CANN set_env.sh not found — pass --cann-set-env <path>, or set
ASCEND_HOME_PATH / CANN_SET_ENV.
sibling .pto not found — the kernel .cpp has no .pto next to it (the
generator reads it for buffer sizes). Use a ptoas/ dir that has both, or pass
--ptoas-root <PTOAS source checkout> to fall back to the validation generator.

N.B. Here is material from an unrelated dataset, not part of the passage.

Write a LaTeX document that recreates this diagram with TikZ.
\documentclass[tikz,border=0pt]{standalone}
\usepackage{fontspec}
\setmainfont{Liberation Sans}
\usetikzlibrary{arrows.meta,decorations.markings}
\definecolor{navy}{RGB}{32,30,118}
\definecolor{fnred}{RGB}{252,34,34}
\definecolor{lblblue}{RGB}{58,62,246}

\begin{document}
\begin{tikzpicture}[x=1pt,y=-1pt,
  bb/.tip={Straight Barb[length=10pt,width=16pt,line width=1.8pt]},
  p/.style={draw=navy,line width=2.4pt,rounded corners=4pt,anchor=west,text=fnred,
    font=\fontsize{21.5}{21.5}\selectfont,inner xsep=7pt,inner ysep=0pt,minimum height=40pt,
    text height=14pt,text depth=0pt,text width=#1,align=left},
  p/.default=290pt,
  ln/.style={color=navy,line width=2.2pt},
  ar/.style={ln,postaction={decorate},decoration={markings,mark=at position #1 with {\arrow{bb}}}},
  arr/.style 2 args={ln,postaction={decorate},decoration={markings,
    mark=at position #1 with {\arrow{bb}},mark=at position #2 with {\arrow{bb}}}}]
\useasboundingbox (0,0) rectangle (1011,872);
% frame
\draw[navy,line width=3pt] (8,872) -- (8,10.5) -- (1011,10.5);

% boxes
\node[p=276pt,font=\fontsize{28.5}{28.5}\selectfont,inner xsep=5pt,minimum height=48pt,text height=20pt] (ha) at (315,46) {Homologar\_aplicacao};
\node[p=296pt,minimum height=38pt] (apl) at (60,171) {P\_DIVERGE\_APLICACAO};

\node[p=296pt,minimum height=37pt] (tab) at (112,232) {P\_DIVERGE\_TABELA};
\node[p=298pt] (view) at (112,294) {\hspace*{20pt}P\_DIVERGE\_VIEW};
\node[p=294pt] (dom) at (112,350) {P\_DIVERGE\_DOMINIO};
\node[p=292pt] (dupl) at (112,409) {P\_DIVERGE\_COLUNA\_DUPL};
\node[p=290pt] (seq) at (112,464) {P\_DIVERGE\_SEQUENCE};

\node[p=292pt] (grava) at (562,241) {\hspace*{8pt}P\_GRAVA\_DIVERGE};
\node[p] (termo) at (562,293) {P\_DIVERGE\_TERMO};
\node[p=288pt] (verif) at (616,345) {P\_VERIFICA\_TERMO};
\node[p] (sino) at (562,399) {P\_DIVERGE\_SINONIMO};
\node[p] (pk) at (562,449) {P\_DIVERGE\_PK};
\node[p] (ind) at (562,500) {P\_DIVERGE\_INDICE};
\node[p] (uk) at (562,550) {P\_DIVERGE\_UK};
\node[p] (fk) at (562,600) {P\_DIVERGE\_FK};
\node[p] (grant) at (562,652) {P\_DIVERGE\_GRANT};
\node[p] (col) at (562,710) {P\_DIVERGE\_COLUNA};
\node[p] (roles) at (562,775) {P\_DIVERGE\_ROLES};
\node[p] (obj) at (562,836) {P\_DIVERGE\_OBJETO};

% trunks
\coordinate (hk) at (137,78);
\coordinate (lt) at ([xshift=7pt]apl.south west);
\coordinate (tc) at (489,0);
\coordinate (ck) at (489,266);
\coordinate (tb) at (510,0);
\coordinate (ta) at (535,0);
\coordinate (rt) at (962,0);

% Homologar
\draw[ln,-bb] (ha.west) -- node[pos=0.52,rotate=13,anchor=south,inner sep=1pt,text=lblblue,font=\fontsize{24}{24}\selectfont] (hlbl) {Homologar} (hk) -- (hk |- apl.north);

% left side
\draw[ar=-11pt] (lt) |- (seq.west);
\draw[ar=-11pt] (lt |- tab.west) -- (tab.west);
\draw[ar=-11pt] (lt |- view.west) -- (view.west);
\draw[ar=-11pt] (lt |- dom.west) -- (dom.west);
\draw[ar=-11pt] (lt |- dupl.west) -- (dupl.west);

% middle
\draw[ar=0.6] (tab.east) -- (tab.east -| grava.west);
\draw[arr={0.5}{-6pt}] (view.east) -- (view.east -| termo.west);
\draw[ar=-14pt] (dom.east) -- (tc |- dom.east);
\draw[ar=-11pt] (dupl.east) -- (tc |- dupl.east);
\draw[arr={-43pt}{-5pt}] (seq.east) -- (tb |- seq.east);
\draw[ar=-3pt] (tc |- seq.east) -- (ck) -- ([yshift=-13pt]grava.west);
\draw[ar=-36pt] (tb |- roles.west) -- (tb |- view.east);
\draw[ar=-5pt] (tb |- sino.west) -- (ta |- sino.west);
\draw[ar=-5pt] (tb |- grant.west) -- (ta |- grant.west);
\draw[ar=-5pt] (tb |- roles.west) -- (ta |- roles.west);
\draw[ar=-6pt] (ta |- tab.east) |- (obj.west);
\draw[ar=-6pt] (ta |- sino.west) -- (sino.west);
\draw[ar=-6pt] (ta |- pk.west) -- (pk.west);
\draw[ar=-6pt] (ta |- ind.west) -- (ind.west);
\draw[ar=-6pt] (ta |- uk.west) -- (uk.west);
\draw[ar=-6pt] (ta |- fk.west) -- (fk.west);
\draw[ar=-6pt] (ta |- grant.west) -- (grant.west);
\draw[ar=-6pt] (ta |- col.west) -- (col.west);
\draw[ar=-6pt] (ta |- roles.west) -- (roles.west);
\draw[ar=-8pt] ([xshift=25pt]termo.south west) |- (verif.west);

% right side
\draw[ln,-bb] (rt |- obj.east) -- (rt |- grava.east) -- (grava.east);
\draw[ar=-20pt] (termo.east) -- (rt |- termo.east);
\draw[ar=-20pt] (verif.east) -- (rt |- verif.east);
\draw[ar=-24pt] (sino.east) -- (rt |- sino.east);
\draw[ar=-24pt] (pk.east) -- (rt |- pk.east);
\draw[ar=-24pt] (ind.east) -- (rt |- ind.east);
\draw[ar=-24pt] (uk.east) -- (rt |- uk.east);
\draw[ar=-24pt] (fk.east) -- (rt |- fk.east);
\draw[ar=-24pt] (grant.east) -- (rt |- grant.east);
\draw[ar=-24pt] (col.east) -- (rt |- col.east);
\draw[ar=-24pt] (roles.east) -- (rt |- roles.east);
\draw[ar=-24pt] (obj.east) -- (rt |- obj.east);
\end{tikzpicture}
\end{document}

- Export step reports "no dump file" — handled automatically; newer
msprof
emits traces during collect, and the tool skips the redundant export pass.
Caveats
Data-dependent kernels read misleadingly fast. The auto-generated golden.py
zero-fills integer input buffers. If a kernel's loop trip-count, grid-stride
bound, or work-table length is read from an input tensor, the zeroed input
yields 0 iterations: a sub-microsecond, near-empty trace with CUBE=0 cycles
that looks like the kernel is free. This is an artifact of synthetic inputs, not
a fast kernel — the tool flags it with a WARN line and a non-empty message in
summary.txt/manifest_export.csv. The generator already sizes every GM buffer
to its full .pto shape, so you do not need to resize anything — to profile
such a kernel for real, just overwrite the control inputs with a valid set
(non-zero loop bound + dense work table + real lengths) by editing the case's
golden.py (or writing the vN.bin directly) and the scalar tail args in
main.cpp, then rebuild the *_sim target and re-run msprof op simulator.

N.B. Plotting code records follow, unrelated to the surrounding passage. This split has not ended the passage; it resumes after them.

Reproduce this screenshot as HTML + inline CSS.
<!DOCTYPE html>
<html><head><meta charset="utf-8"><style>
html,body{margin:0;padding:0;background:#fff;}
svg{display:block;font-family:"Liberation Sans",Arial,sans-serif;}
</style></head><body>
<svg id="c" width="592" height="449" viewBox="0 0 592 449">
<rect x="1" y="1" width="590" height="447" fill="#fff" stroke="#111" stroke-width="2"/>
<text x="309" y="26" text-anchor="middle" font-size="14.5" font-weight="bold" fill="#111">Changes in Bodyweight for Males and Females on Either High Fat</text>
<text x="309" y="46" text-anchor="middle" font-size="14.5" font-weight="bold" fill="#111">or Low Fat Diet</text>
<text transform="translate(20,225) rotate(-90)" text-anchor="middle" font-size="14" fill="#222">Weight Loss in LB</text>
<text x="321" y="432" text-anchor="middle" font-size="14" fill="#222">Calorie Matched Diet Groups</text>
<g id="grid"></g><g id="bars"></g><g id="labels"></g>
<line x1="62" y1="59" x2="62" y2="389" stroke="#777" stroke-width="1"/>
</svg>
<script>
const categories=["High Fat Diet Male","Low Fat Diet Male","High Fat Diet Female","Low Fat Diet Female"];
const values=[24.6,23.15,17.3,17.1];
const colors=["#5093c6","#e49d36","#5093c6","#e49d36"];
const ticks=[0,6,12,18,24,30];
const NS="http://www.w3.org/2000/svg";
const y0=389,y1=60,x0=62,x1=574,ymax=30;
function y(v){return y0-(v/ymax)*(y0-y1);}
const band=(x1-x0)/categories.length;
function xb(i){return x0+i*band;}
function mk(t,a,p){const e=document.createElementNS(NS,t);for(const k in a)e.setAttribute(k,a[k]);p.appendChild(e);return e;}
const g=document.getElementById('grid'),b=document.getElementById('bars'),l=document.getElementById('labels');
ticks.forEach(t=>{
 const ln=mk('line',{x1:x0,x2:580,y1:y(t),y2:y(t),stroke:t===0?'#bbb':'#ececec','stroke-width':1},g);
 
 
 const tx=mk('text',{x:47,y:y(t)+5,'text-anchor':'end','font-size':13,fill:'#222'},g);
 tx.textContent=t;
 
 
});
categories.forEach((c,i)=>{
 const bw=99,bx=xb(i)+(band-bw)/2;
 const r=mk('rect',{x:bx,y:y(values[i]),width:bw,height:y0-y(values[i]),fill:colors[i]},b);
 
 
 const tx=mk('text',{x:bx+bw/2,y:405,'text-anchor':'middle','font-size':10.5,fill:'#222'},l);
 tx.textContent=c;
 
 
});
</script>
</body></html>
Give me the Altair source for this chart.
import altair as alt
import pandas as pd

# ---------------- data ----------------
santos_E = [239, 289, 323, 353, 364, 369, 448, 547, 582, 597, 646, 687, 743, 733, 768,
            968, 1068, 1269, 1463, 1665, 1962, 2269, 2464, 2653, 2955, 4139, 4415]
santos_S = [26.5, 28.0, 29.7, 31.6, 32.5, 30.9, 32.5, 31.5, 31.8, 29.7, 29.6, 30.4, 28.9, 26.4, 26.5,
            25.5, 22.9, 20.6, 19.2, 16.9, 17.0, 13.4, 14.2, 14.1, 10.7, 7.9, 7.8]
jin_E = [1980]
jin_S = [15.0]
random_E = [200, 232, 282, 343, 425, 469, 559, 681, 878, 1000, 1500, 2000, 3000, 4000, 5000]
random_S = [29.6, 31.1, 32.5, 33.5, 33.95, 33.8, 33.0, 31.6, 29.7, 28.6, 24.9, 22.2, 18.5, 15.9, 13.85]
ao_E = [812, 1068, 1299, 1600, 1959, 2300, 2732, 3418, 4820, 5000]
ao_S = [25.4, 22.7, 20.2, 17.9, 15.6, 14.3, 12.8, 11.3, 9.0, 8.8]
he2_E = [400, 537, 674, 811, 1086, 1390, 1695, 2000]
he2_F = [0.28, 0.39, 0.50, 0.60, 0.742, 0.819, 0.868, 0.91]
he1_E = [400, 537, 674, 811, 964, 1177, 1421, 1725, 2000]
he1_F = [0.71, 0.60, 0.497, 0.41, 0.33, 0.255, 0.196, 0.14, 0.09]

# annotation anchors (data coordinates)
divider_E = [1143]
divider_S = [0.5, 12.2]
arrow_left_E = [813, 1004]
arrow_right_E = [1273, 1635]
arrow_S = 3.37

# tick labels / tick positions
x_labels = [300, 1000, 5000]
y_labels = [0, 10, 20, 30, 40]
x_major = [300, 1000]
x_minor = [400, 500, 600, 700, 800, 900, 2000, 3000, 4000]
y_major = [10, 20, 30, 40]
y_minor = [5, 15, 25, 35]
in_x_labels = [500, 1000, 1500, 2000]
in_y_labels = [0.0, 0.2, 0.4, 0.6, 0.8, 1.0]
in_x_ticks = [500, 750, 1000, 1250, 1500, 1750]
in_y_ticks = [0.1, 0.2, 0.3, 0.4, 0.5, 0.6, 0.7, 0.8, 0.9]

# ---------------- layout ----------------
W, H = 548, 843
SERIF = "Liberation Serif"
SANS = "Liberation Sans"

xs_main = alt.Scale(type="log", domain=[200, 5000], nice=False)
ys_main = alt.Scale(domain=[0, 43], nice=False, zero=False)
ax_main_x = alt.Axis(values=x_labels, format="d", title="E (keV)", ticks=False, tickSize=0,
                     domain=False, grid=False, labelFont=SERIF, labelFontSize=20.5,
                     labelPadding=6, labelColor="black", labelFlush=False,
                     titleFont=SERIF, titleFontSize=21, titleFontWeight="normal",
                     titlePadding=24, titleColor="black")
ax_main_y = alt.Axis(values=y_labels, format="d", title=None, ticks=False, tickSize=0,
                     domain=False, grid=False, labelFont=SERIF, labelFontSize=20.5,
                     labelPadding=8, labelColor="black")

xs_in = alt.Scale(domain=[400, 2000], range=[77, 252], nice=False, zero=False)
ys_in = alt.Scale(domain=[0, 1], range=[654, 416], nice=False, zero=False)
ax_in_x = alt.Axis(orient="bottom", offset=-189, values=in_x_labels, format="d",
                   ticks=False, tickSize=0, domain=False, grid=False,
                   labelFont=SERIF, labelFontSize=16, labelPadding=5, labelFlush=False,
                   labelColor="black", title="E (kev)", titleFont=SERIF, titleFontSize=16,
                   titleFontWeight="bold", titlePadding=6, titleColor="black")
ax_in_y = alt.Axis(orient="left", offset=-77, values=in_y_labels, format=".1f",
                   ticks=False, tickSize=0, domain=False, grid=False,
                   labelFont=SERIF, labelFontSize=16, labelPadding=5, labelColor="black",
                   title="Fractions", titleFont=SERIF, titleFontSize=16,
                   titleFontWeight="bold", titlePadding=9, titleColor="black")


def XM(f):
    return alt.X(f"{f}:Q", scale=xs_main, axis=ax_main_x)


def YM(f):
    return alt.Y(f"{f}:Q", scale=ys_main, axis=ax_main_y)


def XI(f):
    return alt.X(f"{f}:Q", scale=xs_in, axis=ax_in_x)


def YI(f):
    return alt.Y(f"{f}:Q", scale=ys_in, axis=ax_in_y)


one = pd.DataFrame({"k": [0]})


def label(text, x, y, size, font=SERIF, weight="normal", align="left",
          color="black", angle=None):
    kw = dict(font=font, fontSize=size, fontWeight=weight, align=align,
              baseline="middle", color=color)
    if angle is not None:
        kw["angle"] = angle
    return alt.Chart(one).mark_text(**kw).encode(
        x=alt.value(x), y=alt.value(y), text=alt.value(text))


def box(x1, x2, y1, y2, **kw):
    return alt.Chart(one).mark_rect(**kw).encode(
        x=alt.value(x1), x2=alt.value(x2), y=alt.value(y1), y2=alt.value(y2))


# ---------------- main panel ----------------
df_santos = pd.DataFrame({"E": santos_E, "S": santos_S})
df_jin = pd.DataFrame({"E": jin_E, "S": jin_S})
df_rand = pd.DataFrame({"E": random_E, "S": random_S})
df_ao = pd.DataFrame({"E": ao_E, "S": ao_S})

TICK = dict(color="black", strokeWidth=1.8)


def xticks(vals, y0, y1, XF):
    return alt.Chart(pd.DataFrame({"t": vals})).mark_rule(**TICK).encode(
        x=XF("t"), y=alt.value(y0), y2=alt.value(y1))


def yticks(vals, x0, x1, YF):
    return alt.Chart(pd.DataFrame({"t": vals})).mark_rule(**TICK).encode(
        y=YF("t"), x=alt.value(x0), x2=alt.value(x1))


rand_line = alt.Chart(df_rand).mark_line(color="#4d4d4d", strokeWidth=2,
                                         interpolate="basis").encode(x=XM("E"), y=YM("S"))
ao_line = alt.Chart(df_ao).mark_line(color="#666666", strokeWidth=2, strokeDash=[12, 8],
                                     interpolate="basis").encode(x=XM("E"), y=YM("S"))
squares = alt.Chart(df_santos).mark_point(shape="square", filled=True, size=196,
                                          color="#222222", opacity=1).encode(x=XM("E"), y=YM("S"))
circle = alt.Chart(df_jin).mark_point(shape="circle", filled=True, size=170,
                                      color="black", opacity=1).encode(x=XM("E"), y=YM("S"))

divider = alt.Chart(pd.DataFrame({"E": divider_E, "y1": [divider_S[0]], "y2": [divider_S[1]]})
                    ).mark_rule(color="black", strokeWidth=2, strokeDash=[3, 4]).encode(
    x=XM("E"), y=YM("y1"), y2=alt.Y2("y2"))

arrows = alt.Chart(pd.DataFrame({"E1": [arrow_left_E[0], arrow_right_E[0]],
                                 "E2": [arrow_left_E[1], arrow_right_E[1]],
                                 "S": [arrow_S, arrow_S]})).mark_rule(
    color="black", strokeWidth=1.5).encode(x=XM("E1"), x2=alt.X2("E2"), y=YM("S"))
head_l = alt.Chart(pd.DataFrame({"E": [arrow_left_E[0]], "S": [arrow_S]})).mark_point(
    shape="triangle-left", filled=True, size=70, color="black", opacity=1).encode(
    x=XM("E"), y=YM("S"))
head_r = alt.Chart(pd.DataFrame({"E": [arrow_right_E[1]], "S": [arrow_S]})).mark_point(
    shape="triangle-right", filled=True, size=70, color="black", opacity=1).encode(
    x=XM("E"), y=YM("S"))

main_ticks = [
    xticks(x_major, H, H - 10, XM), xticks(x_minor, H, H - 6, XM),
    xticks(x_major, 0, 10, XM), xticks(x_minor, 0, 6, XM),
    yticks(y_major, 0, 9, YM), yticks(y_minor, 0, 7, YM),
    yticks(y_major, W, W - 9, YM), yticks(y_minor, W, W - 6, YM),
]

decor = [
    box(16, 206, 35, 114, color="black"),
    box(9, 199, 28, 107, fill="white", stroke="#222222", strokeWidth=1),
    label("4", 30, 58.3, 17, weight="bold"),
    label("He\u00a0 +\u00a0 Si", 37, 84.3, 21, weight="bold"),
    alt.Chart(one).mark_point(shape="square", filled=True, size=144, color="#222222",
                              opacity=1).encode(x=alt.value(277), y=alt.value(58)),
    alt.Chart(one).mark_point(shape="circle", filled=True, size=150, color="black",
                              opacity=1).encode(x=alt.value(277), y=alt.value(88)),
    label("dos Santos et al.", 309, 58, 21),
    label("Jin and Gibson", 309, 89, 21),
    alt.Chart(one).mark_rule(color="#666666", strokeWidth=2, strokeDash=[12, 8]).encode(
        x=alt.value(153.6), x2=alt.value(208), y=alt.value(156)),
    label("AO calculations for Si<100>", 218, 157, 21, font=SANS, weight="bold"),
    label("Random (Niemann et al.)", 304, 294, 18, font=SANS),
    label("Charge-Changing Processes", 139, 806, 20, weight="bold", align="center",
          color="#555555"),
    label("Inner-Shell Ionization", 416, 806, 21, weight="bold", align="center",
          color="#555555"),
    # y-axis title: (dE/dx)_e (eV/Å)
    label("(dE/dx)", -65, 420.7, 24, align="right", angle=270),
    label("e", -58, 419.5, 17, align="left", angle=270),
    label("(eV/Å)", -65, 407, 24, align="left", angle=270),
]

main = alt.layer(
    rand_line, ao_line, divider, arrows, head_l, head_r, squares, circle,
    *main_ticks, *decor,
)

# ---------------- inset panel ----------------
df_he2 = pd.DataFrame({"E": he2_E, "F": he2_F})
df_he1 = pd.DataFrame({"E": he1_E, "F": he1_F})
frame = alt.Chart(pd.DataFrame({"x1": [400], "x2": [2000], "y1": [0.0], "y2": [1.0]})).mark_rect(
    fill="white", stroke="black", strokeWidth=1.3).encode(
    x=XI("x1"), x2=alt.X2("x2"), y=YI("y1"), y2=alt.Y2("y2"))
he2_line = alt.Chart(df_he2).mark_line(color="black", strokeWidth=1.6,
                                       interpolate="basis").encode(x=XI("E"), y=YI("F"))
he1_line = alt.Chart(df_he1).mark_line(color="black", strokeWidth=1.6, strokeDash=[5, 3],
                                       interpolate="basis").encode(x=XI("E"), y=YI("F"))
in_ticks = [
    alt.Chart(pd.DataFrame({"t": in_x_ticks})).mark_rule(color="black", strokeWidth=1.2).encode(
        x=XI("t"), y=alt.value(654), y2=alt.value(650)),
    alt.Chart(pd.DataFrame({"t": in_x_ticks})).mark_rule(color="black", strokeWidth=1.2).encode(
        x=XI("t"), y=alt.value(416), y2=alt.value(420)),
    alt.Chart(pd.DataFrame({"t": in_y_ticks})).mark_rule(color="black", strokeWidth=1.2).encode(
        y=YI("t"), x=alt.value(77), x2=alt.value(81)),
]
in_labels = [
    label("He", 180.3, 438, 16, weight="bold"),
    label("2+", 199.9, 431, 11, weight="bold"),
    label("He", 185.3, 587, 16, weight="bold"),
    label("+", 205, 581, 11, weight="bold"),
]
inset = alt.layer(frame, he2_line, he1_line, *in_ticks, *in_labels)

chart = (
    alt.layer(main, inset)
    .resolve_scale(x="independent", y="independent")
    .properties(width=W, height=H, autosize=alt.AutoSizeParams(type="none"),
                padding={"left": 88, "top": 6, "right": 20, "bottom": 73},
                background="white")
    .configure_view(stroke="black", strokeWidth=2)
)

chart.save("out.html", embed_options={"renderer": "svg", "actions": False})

Only the control tensors must be real — per-instruction cost is data-independent,
so the bulk data tensors can stay random/zero.
How it works
For each kernel .cpp the tool: (1) generates a standalone testcase via the
bundled gen_profiling_case.py — it reads the kernel signature from the .cpp
and the GM buffer sizes from the sibling .pto's make_tensor_view shapes, then
emits main.cpp + launch.cpp (<<<1, …>>> single-core) + CMakeLists.txt +
golden.py; mixed cube+vector kernels get a trivial merged __global__
dispatcher (#if __DAV_CUBE__ → <k>_aic, #if __DAV_VEC__ → <k>_aiv). It
then (2) builds the simulator binary with CMake, (3) runs golden.py for input
data, (4) runs msprof op simulator to collect traces, (5) records the
artifacts. Steps run per kernel and continue on failure unless --no-keep-going.
Future work
--target must currently be passed explicitly. Once the build pipeline records
the backend arch into the build folder, incore_profile.py can auto-detect it
and --build-dir alone will suffice. --target will remain as an override.